1° Que les amendes, prononcées contre les voleurs et contre ceux qui avaient fraudé les droits établis sur les marchandises, appartenaient au viguier, jusqu'à deux sols ; mais qu'au-delà les deux tiers étaient à la cour du vicomte et l'autre tiers au viguier.
2° Que dans la condamnation de ces amendes, le viguier ne devait les prononcer qu'avec équité et du conseil de personnes de probité, soit des bourgeois de la ville, soit des chevaliers du château des arènes, et ne pas y suivre son propre caprice, ou pour avoir les deux sols, ou dans la vue de favoriser les intérêts de la cour du vicomte.
3° Qu'il ne pouvait user d'autre voie que de celle du commandement, pour obliger à payer les amendes prononcées contre ceux qui avaient fraudé les droits des marchandises ; mais que pour les voies forcées, s'il était nécessaire de les y employer, il fallait recourir à la cour du vicomte.

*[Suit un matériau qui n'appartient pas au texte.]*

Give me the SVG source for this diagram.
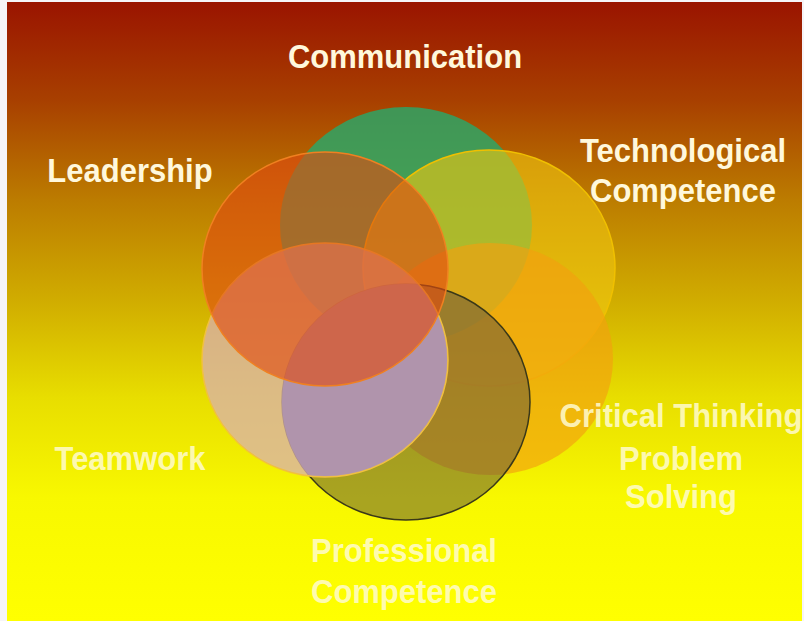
<svg xmlns="http://www.w3.org/2000/svg" width="804" height="621" viewBox="0 0 804 621">
<defs>
<linearGradient id="bg" x1="0" y1="0" x2="0" y2="1">
<stop offset="0" stop-color="#9a1400"/>
<stop offset="0.16" stop-color="#a84000"/>
<stop offset="0.32" stop-color="#bc7c00"/>
<stop offset="0.48" stop-color="#d0ac00"/>
<stop offset="0.64" stop-color="#e8de00"/>
<stop offset="0.8" stop-color="#f8f800"/>
<stop offset="1" stop-color="#ffff00"/>
</linearGradient>
<clipPath id="clipProf"><ellipse cx="406" cy="402" rx="124" ry="118"/></clipPath>
<style>
.lbl{font-family:"Liberation Sans",Arial,sans-serif;font-weight:bold;font-size:31px;fill:#fff8dc;text-anchor:middle}
.low{fill:#fffbd0;fill-opacity:0.85}
</style>
</defs>
<rect x="0" y="0" width="804" height="621" fill="#f6f4f8"/>
<rect x="7" y="2" width="795" height="619" fill="url(#bg)"/>
<g id="communication"><ellipse cx="406" cy="225" rx="126" ry="118" fill="#26aa6c" fill-opacity="0.8"/></g>
<g id="technological"><ellipse cx="489" cy="268" rx="126" ry="118" fill="#f2c810" fill-opacity="0.6" stroke="#f0c000" stroke-width="1.5"/></g>
<g id="critical"><ellipse cx="490" cy="359" rx="123" ry="116" fill="#f2a010" fill-opacity="0.65"/></g>
<g id="professional"><ellipse cx="406" cy="402" rx="124" ry="118" fill="#5a5040" fill-opacity="0.5" stroke="#3a3818" stroke-width="1.5"/></g>
<g id="teamwork"><ellipse cx="325" cy="360" rx="123" ry="117" fill="#d8b0b0" fill-opacity="0.75" stroke="#f0c040" stroke-width="1.5"/>
<ellipse cx="325" cy="360" rx="122" ry="116" fill="#b094ac" clip-path="url(#clipProf)"/></g>
<g id="leadership"><ellipse cx="325" cy="269" rx="123" ry="117" fill="#e04a10" fill-opacity="0.62" stroke="#f08020" stroke-width="1.5"/></g>
<g id="labels" transform="scale(1 1.08)">
<text class="lbl" x="405" y="63">Communication</text>
<text class="lbl" x="130" y="168.5">Leadership</text>
<text class="lbl" x="683" y="150">Technological</text>
<text class="lbl" x="683" y="187">Competence</text>
<text class="lbl low" x="130" y="435.2">Teamwork</text>
<text class="lbl low" x="681" y="395.4">Critical Thinking</text>
<text class="lbl low" x="681" y="435.2">Problem</text>
<text class="lbl low" x="681" y="470.4">Solving</text>
<text class="lbl low" x="404" y="520.4">Professional</text>
<text class="lbl low" x="404" y="558.3">Competence</text>
</g>
</svg>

4° Que la garde des voleurs arrêtés appartenait au viguier ; qu'il n'avait droit de les condamner qu'à être enchainés, fustigés, tondus, mis au carcan ; mais que la condamnation à des peines plus rigoureuses, comme celle d'avoir quelque membre coupé, appartenait au vicomte.
5° Que celui qui arrêterait un voleur devait le remettre au viguier avec les choses volées, et que, s'il les rendait fidèlement, il en devait avoir le tiers pour sa récompense, mais qu'il n'en aurait rien du tout s'il y usait de supercherie.

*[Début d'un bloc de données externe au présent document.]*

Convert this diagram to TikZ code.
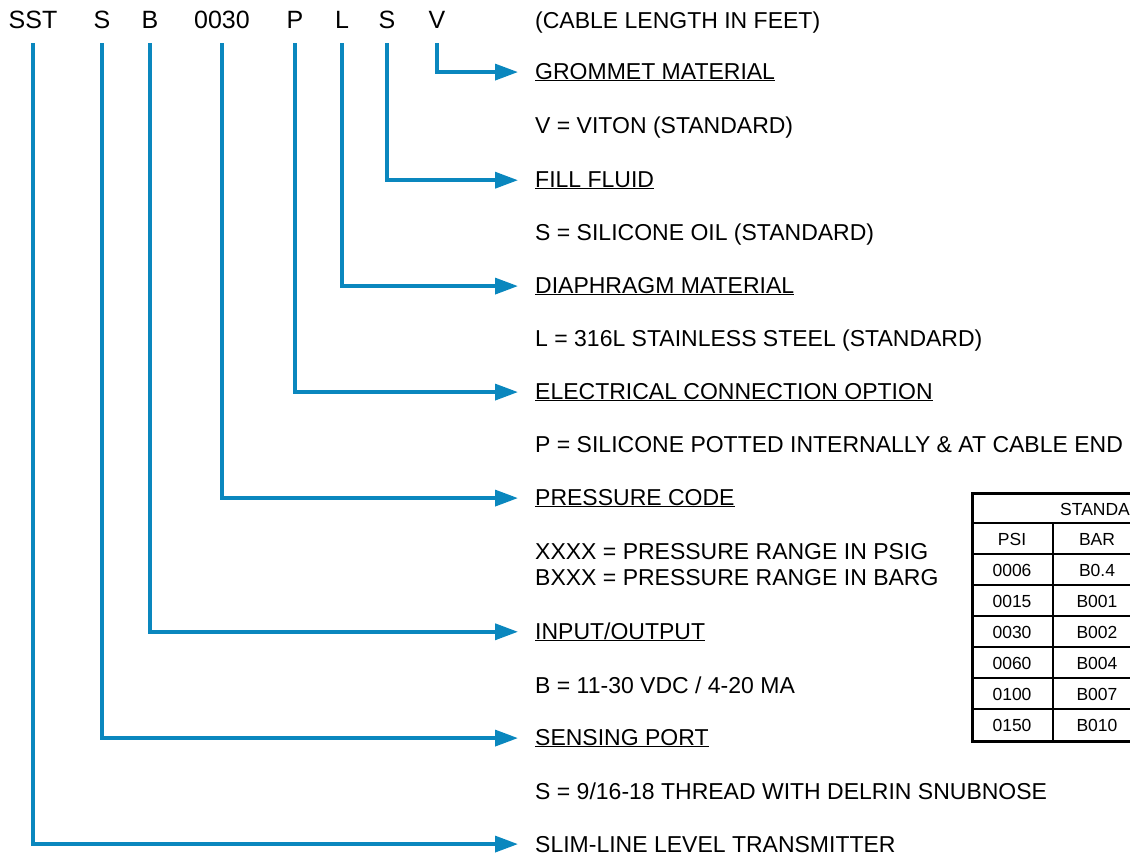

6° Que lorsque le maître des choses volées amènerait le voleur et qu'il prouverait qu'elles lui appartiennent, il en aurait les deux tiers et que l'autre partie demeurerait à la cour.
7° Que si les choses n'excédaient pas la valeur de deux sols, elles appartiendraient au viguier ; mais que si elles excédaient, il n'en aurait que le tiers et les deux autres seraient pour le vicomte.

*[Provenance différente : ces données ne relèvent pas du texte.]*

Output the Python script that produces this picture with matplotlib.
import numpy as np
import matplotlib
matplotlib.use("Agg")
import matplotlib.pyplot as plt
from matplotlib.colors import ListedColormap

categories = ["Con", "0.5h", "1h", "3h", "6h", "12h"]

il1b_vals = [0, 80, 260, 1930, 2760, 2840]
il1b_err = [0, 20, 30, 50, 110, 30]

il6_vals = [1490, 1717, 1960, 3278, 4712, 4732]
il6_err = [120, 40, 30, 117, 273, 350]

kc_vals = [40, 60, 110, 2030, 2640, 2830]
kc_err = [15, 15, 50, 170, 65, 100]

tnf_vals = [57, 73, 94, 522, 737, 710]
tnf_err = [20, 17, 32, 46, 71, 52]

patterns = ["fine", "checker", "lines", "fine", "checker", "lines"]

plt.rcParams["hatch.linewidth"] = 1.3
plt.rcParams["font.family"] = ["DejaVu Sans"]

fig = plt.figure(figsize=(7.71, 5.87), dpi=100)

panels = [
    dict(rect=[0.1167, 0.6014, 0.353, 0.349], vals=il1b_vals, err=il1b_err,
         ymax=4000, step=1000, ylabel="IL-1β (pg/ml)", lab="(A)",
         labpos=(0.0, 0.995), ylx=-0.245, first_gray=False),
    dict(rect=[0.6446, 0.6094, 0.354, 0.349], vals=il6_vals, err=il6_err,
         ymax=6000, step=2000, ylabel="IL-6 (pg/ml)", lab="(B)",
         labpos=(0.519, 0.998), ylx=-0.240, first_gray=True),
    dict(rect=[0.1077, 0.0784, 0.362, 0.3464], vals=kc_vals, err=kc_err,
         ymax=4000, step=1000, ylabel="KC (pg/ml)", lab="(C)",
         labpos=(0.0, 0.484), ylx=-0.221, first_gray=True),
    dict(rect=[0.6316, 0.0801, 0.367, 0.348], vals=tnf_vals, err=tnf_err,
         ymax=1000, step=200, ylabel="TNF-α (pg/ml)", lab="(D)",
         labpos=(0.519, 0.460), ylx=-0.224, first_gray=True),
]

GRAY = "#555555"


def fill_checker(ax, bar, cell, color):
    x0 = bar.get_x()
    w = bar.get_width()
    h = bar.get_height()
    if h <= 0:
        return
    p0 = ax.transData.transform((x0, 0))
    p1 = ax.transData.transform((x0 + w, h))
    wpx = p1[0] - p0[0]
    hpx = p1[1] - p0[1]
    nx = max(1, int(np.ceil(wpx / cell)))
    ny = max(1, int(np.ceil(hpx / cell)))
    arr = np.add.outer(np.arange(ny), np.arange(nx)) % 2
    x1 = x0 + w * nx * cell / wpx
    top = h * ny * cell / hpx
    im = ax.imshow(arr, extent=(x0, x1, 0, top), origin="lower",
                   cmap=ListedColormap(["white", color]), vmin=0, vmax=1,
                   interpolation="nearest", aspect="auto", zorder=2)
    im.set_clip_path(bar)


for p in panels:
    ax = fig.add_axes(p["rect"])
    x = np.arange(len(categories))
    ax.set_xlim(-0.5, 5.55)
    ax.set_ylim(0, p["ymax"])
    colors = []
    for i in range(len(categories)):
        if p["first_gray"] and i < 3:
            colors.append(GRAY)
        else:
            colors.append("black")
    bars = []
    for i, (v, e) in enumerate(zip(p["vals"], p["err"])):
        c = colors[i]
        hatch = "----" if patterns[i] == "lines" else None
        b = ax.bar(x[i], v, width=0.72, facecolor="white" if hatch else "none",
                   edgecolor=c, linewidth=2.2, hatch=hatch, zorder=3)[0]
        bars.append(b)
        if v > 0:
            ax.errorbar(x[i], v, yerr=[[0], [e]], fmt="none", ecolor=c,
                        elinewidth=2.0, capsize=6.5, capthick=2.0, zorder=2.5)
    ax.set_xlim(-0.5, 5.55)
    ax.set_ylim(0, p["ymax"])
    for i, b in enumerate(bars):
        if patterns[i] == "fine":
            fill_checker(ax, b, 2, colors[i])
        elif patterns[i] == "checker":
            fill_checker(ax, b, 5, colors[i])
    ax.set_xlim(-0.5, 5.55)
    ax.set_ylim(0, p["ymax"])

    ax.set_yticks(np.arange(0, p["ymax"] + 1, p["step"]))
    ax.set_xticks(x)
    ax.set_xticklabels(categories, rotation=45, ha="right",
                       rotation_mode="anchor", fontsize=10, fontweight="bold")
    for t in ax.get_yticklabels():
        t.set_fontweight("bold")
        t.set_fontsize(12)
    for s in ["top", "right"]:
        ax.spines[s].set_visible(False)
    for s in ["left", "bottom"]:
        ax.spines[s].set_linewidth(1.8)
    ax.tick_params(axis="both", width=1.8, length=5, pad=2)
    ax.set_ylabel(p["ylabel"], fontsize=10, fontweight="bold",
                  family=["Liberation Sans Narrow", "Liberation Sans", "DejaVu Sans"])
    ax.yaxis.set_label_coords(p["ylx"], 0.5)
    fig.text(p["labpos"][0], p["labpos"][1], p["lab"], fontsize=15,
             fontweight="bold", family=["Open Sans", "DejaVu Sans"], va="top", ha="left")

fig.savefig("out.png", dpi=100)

8° Enfin, que le viguier aurait douze sols pour chaque ouverture ou porte qui se ferait aux anciens murs de la ville, du côté de la porte du château des arènes.
 
Nous ignorons à quel titre Hugues de Brouzet rendit ce témoignage ; il ne prend point de qualité dans la charte. Peut-être avait-il été viguier ou l'un des principaux officiers du vicomte Bernard-Aton V, ce qui le mettait en état de rendre compte d'un règlement fait sans doute sous ses yeux.
 
CXXXVIII- Les chevaliers des arènes prêtent serment de fidélité à Raimond V, comte de Toulouse. (An de J.-Ch. 1163.)
 
On a vu que les chevaliers des arènes ne tardèrent pas à se soumettre à l'autorité du jeune Bernard-Aton VI, après la mort de son père. Nous avons un monument qui le prouve avec la dernière évidence. C'est un serment de fidélité que ces chevaliers prêtèrent, le 1er de juin de l'an 1163, à Raimond V, comte de Toulouse, qui avait alors pris ce vicomte, son vassal, sous sa protection. Par ce serment , les chevaliers du château des arènes, assemblés en grand nombre, promirent au comte de Toulouse de vivre en paix avec lui,. de ne pas lui faire la guerre avec leur vicomte, ni de souffrir que qui que ce fût du château des arènes ou de la ville la lui fit depuis ce jour jusqu'à ce que ce seigneur eut atteint l'âge de quatorze ans.
 
Ils lui promirent aussi de l'aider à la défense de son domaine, depuis la rivière de Vidourle jusqu'au Rhône, supposé qu'il vint à s'élever quelque guerre particulière dans le pays.
 
Le comte de Toulouse leur promit de son côté avec serment de les protéger et de concourir à leur défense, en cas de guerre ; de ne donner asile ou secours dans la même étendue de son domaine, c'est-à-dire, depuis le Vidourle jusqu'au Rhône, à aucun des habitants de Nîmes, qui durant cette guerre viendrait à abandonner le parti, et à sortir de la ville ; et de s'opposer à ceux de cette partie de son domaine qui voudraient les soutenir.
 
Ce prince leur donna pour caution de sa promesse six de ses vassaux, qui furent Guillaume de Sabran, Geraud Ami, Laget, Elzéar d'Uzès. Bernard Mascaron et Raymond de Saint-Privat. Parmi les chevaliers des arènes qui prêtèrent ce serment, on en voit plusieurs qui étaient de la première noblesse du pays. et qui possédaient les principaux fiefs des environs de Nîmes ; tels que Pons de Vézénobres. Guillaume de la Calmette, Bernard de Clarensac, Bernard de Milhaud, Pierre-Raymond de Dions, Guillaume de la Tour, Bertrand de Langlade.